- _TASK_: The lines from the top of the material below through the line containing "const yTicks = [10, 20, 30, 40, 50, 60];" are to be printed exactly, with pictures omitted.

- _COLLECTED MATERIAL_:

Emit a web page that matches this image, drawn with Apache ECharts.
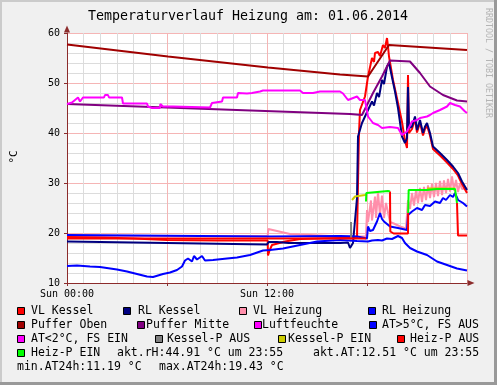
<!DOCTYPE html>
<html><head><meta charset="utf-8">
<script src="https://cdn.jsdelivr.net/npm/echarts@6/dist/echarts.min.js"></script>
<style>html,body{margin:0;padding:0;background:#f0f0f0}#c{width:497px;height:385px}</style>
</head><body><div id="c"></div>
<script>
// time in hours (0..24), value in °C / %
const title = 'Temperaturverlauf Heizung am: 01.06.2014';
const xTickLabels = {0: 'Sun 00:00', 12: 'Sun 12:00'};
const yTicks = [10, 20, 30, 40, 50, 60];

const vlKessel = [[0,19.2],[2,19.1],[4,18.9],[6,18.6],[9,18.5],[12.04,18.5],[12.06,15.5],[12.15,16.5],[12.3,17.6],[13.08,18.3],[14,18.8],[16.4,19.0],[17.4,19.0],[17.46,30],[17.52,40],[17.58,44.6],[17.88,47.3],[18.06,51.3],[18.3,55],[18.42,54.2],[18.48,56],[18.66,56.2],[18.78,55.4],[18.96,57.6],[19.08,57.0],[19.2,59],[19.26,57.3],[19.32,55.3],[19.56,50.6],[19.86,46],[20.1,42.2],[20.28,38.5],[20.4,37],[20.46,51.6],[20.52,40],[20.7,40.8],[20.88,42.8],[21,40.1],[21.18,42.1],[21.36,39.5],[21.48,40.8],[21.6,41.5],[21.78,39.5],[21.96,36.8],[22.38,35.5],[22.8,34.1],[23.16,32.8],[23.46,31.5],[23.7,29.8],[24,28]];
const rlKessel = [[0,18.3],[6,18.0],[12,17.7],[12.1,18.2],[12.2,18.5],[12.6,18.2],[13.3,18.0],[16.4,18.0],[16.86,18.1],[16.98,17],[17.16,18],[17.28,18],[17.4,27],[17.46,39.3],[17.7,42],[17.88,43.3],[18.06,44.6],[18.3,46.3],[18.42,45.5],[18.6,48],[18.72,47.2],[18.9,50.6],[19.02,49.8],[19.2,53.3],[19.32,54],[19.68,48.3],[19.86,45],[20.1,39.3],[20.28,38],[20.4,39],[20.46,49.2],[20.52,41],[20.7,41.3],[20.88,43.3],[21,40.6],[21.18,42.6],[21.36,40],[21.48,41.3],[21.6,42],[21.78,40],[21.96,37.3],[22.38,36],[22.8,34.6],[23.16,33.3],[23.46,32],[23.7,30.3],[24,28.6]];
const vlHeizung = [[0,19.4],[12.04,19.4],[12.08,20.8],[13.38,19.8],[16.38,19.3],[17.94,19.3],[18.0,24.6],[18.06,22.2],[18.24,26.5],[18.3,22.5],[18.48,27.3],[18.54,23.0],[18.66,28.2],[18.78,23.5],[18.9,27.5],[19.02,23.0],[19.14,26],[19.38,22.2],[19.68,21.8],[19.98,21.3],[20.34,20.9],[20.46,26.6],[20.58,24.8],[20.7,28],[20.82,25.5],[20.94,28.5],[21.06,26],[21.18,29],[21.3,26.2],[21.42,29.2],[21.54,26.6],[21.66,29.5],[21.78,27],[21.9,29.8],[22.02,27.2],[22.14,30],[22.26,27.4],[22.38,30.4],[22.5,27.6],[22.62,30.5],[22.74,28],[22.86,30.8],[22.98,28.3],[23.1,31.3],[23.22,28.5],[23.34,30.6],[23.46,28.2],[23.58,30],[23.7,28.8],[24,29]];
const rlHeizung = [[0,19.6],[12,19.3],[16.4,19.4],[17.4,19.3],[17.46,18.9],[18.0,18.9],[18.06,21.3],[18.18,20.4],[18.36,20.6],[18.6,22.3],[18.78,24],[18.9,22.8],[19.02,22.3],[19.38,21.3],[19.86,21],[20.4,20.6],[20.46,23.6],[20.7,24.3],[21.0,25],[21.3,24.6],[21.48,25.6],[21.78,25.4],[22.08,26.3],[22.38,26],[22.56,27],[22.74,26.6],[22.98,27.6],[23.16,27.2],[23.28,28],[23.46,26.6],[23.76,26],[24,25.3]];
const pufferOben = [[0,57.7],[6.06,55.3],[12.06,53.1],[16.38,51.7],[18.06,51.3],[19.32,57.6],[24,56.6]];
const pufferMitte = [[0,45.8],[16.98,43.8],[17.7,43.6],[18.36,48],[18.9,51.3],[19.38,54.5],[20.58,54.3],[21.18,52],[21.78,49.3],[22.56,47.6],[23.4,46.5],[24,46.3]];
const luftfeuchte = [[0,45.8],[0.3,46.1],[0.48,46.6],[0.66,47.1],[0.78,46.3],[0.96,47.1],[2.22,47.1],[2.28,47.6],[2.46,47.6],[2.52,47.1],[3.3,47.1],[3.36,45.9],[4.8,45.9],[4.86,45.3],[5.1,45.0],[5.58,45.0],[5.6,45.8],[5.7,45.8],[5.76,45.3],[6.36,45.3],[6.4,45.1],[8.58,45.1],[8.7,46.0],[8.76,46.3],[9.3,46.3],[9.36,47.1],[10.2,47.1],[10.26,48.0],[10.8,47.9],[10.86,47.5],[11.1,48.0],[11.58,48.3],[11.76,48.5],[12.78,48.5],[12.9,48.1],[13.2,48.5],[13.98,48.5],[14.16,48.0],[14.76,48.0],[15.18,48.3],[16.38,48.3],[16.56,47.9],[16.86,46.6],[17.4,47.3],[17.58,46.6],[17.88,46.6],[18.06,43.3],[18.36,42],[18.66,41.6],[18.9,41],[19.38,41.2],[19.86,41],[20.1,39.6],[20.4,40.3],[20.7,42.3],[21,42.6],[21.18,43],[21.6,43.3],[21.78,43.6],[21.96,44],[22.38,44.6],[22.8,45.3],[22.98,46],[23.28,45.6],[23.58,45.3],[23.88,44.3],[24,44]];
const aussenTemp = [[0,13.4],[0.6,13.5],[1.38,13.3],[1.98,13.2],[3,12.7],[3.6,12.3],[4.2,11.8],[4.8,11.3],[5.16,11.2],[5.76,11.8],[6.18,12.1],[6.6,12.6],[6.9,13.3],[7.08,14.5],[7.26,14.9],[7.5,14.3],[7.62,15.4],[7.8,14.7],[8.1,15.4],[8.28,14.5],[8.76,14.6],[9.6,14.9],[10.2,15.1],[10.98,15.6],[11.76,16.5],[12.18,16.6],[12.96,16.9],[13.98,17.6],[15,18.3],[16.38,18.6],[17.4,18.4],[18.06,18.3],[18.3,18.5],[18.66,18.6],[18.9,18.5],[19.2,18.9],[19.5,18.8],[19.86,19.4],[20.1,19.0],[20.28,18.0],[20.58,17.0],[21,16.3],[21.6,15.6],[22.2,14.3],[22.8,13.6],[23.4,12.9],[24,12.5]];
const kesselPAus = [[17.04,22.2],[17.05,19.0]];
const kesselPEin1 = [[17.1,26.6],[17.28,27.3],[17.88,27.6],[17.94,27.7]];
const kesselPEin2 = [[21.6,28.9],[23.28,28.9]];
const heizPAus1 = [[0,18.9],[17.94,18.9]];
const heizPAus2 = [[19.38,28.3],[19.4,20.3],[19.6,19.9],[20.46,19.9],[20.47,24]];
const heizPAus3 = [[23.4,26],[23.46,19.5],[24,19.5]];
const heizPEin1 = [[17.94,26.3],[17.96,28],[19.26,28.4],[19.38,28.3]];
const heizPEin2 = [[20.47,24],[20.5,28.6],[21.6,28.6],[22.2,28.8],[23.28,28.8],[23.4,26]];

const legendRows = [
  [{c:'#ff0000',sx:17,tx:31,t:'VL Kessel'},{c:'#000080',sx:123,tx:138,t:'RL Kessel'},{c:'#ff8fab',sx:239,tx:253,t:'VL Heizung'},{c:'#0000ff',sx:368,tx:382,t:'RL Heizung'}],
  [{c:'#a00000',sx:17,tx:31,t:'Puffer Oben'},{c:'#800080',sx:137,tx:146,t:'Puffer Mitte'},{c:'#ff00ff',sx:254,tx:262,t:'Luftfeuchte'},{c:'#0000ff',sx:369,tx:382,t:'AT>5°C, FS AUS'}],
  [{c:'#ff00ff',sx:17,tx:31,t:'AT<2°C, FS EIN'},{c:'#808080',sx:155,tx:167,t:'Kessel-P AUS'},{c:'#cccc00',sx:278,tx:288,t:'Kessel-P EIN'},{c:'#ff0000',sx:397,tx:410,t:'Heiz-P AUS'}],
  [{c:'#00ff00',sx:17,tx:31,t:'Heiz-P EIN'},{tx:117,t:'akt.rH:44.91 °C um 23:55'},{tx:313,t:'akt.AT:12.51 °C um 23:55'}],
  [{tx:17,t:'min.AT24h:11.19 °C'},{tx:159,t:'max.AT24h:19.43 °C'}]
];
const rowY = [311, 325, 339, 353, 367];

const MONO = '"DejaVu Sans Mono", monospace';
function line(name, data, color) {
  return {name, type:'line', data, showSymbol:false, symbol:'none', animation:false,
    lineStyle:{color, width:2}, itemStyle:{color}, clip:true};
}

const graphics = [];
// 3D frame
graphics.push({type:'rect', shape:{x:0,y:0,width:497,height:2}, style:{fill:'#cbcbcb'}, silent:true});
graphics.push({type:'rect', shape:{x:0,y:0,width:2,height:385}, style:{fill:'#cbcbcb'}, silent:true});
graphics.push({type:'rect', shape:{x:0,y:382,width:497,height:3}, style:{fill:'#999999'}, silent:true});
graphics.push({type:'rect', shape:{x:494,y:0,width:3,height:385}, style:{fill:'#999999'}, silent:true});
graphics.push({type:'text', x:248, y:17, style:{text:title, font:'13.3px '+MONO, fill:'#000', align:'center', verticalAlign:'middle'}});
graphics.push({type:'text', x:14, y:157, rotation:Math.PI/2, style:{text:'°C', font:'11px '+MONO, fill:'#000', align:'center', verticalAlign:'middle'}});
graphics.push({type:'text', x:488, y:63, rotation:-Math.PI/2, style:{text:'RRDTOOL / TOBI OETIKER', font:'8.3px '+MONO, fill:'#b4b4b4', align:'center', verticalAlign:'middle'}});
legendRows.forEach((row, i) => {
  row.forEach(it => {
    if (it.c) graphics.push({type:'rect', shape:{x:it.sx+0.5, y:rowY[i]-3.5, width:7, height:7}, style:{fill:it.c, stroke:'#000', lineWidth:1}});
    graphics.push({type:'text', x:it.tx, y:rowY[i], style:{text:it.t, font:'11.5px '+MONO, fill:'#000', align:'left', verticalAlign:'middle'}});
  });
});

const axisColor = '#8c2c2c';
const option = {
  backgroundColor:'#f0f0f0',
  animation:false,
  grid:{left:67, top:33, width:400, height:250, show:true, backgroundColor:'#ffffff', borderWidth:0},
  xAxis:{type:'value', min:0, max:24, interval:6,
    axisLine:{show:true, lineStyle:{color:axisColor, width:1}, symbol:['none','triangle'], symbolSize:[6,7], symbolOffset:[0,4]},
    axisTick:{show:true, length:3, lineStyle:{color:axisColor}},
    minorTick:{show:false, splitNumber:6},
    axisLabel:{formatter:v => xTickLabels[v] || '', color:'#000', fontFamily:'DejaVu Sans Mono', fontSize:10, margin:6, showMaxLabel:false},
    splitLine:{show:true, lineStyle:{color:'#f5b5b5', width:1}},
    minorSplitLine:{show:true, lineStyle:{color:'#dcdcdc', width:1}}
  },
  yAxis:{type:'value', min:yTicks[0], max:yTicks[yTicks.length-1], interval:10,
    axisLine:{show:true, lineStyle:{color:axisColor, width:1}, symbol:['none','triangle'], symbolSize:[6,7], symbolOffset:[0,4]},
    axisTick:{show:true, length:3, lineStyle:{color:axisColor}},
    minorTick:{show:false, splitNumber:5},
    axisLabel:{color:'#000', fontFamily:'DejaVu Sans Mono', fontSize:10, margin:7},
    splitLine:{show:true, lineStyle:{color:'#f5b5b5', width:1}},
    minorSplitLine:{show:true, lineStyle:{color:'#dcdcdc', width:1}}
  },
  series:[
    line('VL Heizung', vlHeizung, '#ff8fab'),
    line('VL Kessel', vlKessel, '#ff0000'),
    line('RL Kessel', rlKessel, '#000080'),
    line('RL Heizung', rlHeizung, '#0000ff'),
    line('Puffer Oben', pufferOben, '#a00000'),
    line('Puffer Mitte', pufferMitte, '#800080'),
    line('Luftfeuchte', luftfeuchte, '#ff00ff'),
    line('AT>5°C, FS AUS', aussenTemp, '#0000ff'),
    line('Kessel-P AUS', kesselPAus, '#808080'),
    line('Kessel-P EIN', kesselPEin1, '#cccc00'),
    line('Kessel-P EIN', kesselPEin2, '#cccc00'),
    line('Heiz-P AUS', heizPAus1, '#ff0000'),
    line('Heiz-P AUS', heizPAus2, '#ff0000'),
    line('Heiz-P AUS', heizPAus3, '#ff0000'),
    line('Heiz-P EIN', heizPEin1, '#00ff00'),
    line('Heiz-P EIN', heizPEin2, '#00ff00')
  ],
  graphic: graphics
};
const chart = echarts.init(document.getElementById('c'), null, {renderer:'canvas'});
chart.setOption(option);
</script></body></html>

- _COMPLETE RESPONSE_:
Emit a web page that matches this image, drawn with Apache ECharts.
<!DOCTYPE html>
<html><head><meta charset="utf-8">
<script src="https://cdn.jsdelivr.net/npm/echarts@6/dist/echarts.min.js"></script>
<style>html,body{margin:0;padding:0;background:#f0f0f0}#c{width:497px;height:385px}</style>
</head><body><div id="c"></div>
<script>
// time in hours (0..24), value in °C / %
const title = 'Temperaturverlauf Heizung am: 01.06.2014';
const xTickLabels = {0: 'Sun 00:00', 12: 'Sun 12:00'};
const yTicks = [10, 20, 30, 40, 50, 60];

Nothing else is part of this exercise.